Le Parole di Areté – Capitolo 2:
INSPIRATION PORN (e abilismo)
La prima parola su cui vogliamo riflettere assieme è INSPIRATION PORN, non ha nulla, o quasi, a che fare con la pornografia, se non quel sentimento prurigunosi voyeristico. E’ una definizione recente, coniata da Stella Young nel suo TED talk a Sidney nel 2014 del quale forniamo il link in descrizione.
Il termine indica quel sentimento di pietismo che passa dalla visione eroica della disabilità e di coloro I quali se ne occupano: “Se ci riesce lui posso farcela anche io”, “guarda quel ragazzo e tu ti lamenti?”, “ alla fine sono come noi…”
Alle persone diversabili, in particolar modo con difficoltà cognitiva, non è concesso essere adulti, avere richieste specifiche, provare amore, desiderio, portare la propria adultità nel mondo in virtù della convivenza delle diversità. La disabilità ha nome, importanza, dignità -forse- solo se di fronte abbiamo “i migliori”: nello sport, nello studio, nell’espressività…Succede quindi che la diversabilità sia narrata dalla normalità, e che in modo paternalistico vengano proposti il ministero della disabilità, l’assessore della disabilità perfino il disabylity manager… non accorgendosi che nessuno è in ascolto… nessuno chiede… la narrazione e violentemente esterna.

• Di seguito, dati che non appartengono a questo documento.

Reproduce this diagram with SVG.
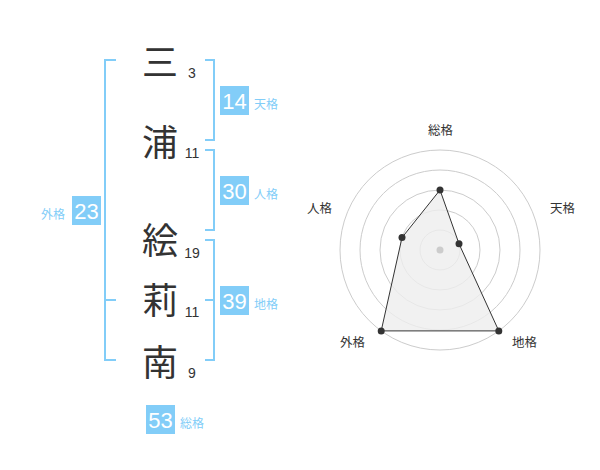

Citando De Andrè, ne siamo tutti coinvolti, abilismo e ispiration porn sono sentimenti comuni e diffusi, che ci si appiccicano addosso, così come il concetto di normalità, l’idea di noi vs loro. E’ innaturale attraversare la stranità che ci provoca la vicinanza del diverso, è un atto di volontà. E’ presa di coscienza del nostro limitato pensiero, dei nostri stereotipi.
Un caro amico, guardando l’immagine di ragazzi diversabili in una fattoria didattica, mi scrisse una volta : (…) mi genera un senso di soddisfazione e rispetto nel sapere che che queste persone non sono lasciate a loro stesse ma vengono portate a fare attività ed esperienze che migliorano e valorizzano la loro vita. (…)
Sottotesto inconscio: Quanto siamo buoni noi normali ad occuparci di chi non può farcela, di questi bambini imprigionati in corpi troppo cresciuti. Il mio amico non aveva alcuna intenzione di essere indelicato, anzi, il suo era un pensiero di vicinanza, ma è proprio qui il cortocircuito, la narrazione della disabilità che viene continuamente proposta è così edulcorata, che lo stereotipo non rappresenta la realtà, ma ne è limite. Fabrizio Acanfora dà degna chiusura a questi pensieri sparsi: “(…) Forse è ora di comprendere che la diversità in ogni sua forma, più o meno visibile, non è sinonimo di inferiorità né di difetto e che i diversi, i disabili, gli atipici, non vanno resi visibili solo quando si vuole usarli come fonte di ispirazione. Perché dover superare ogni giorno quelle barriere lasciate lì da chi pensa che la diversità non abbia diritto a pari opportunità di vivere una vita piena, secondo le caratteristiche di ciascuno, non dev’essere fonte di ispirazione proprio per nessuno; tutt’al più motivo di profonda vergogna.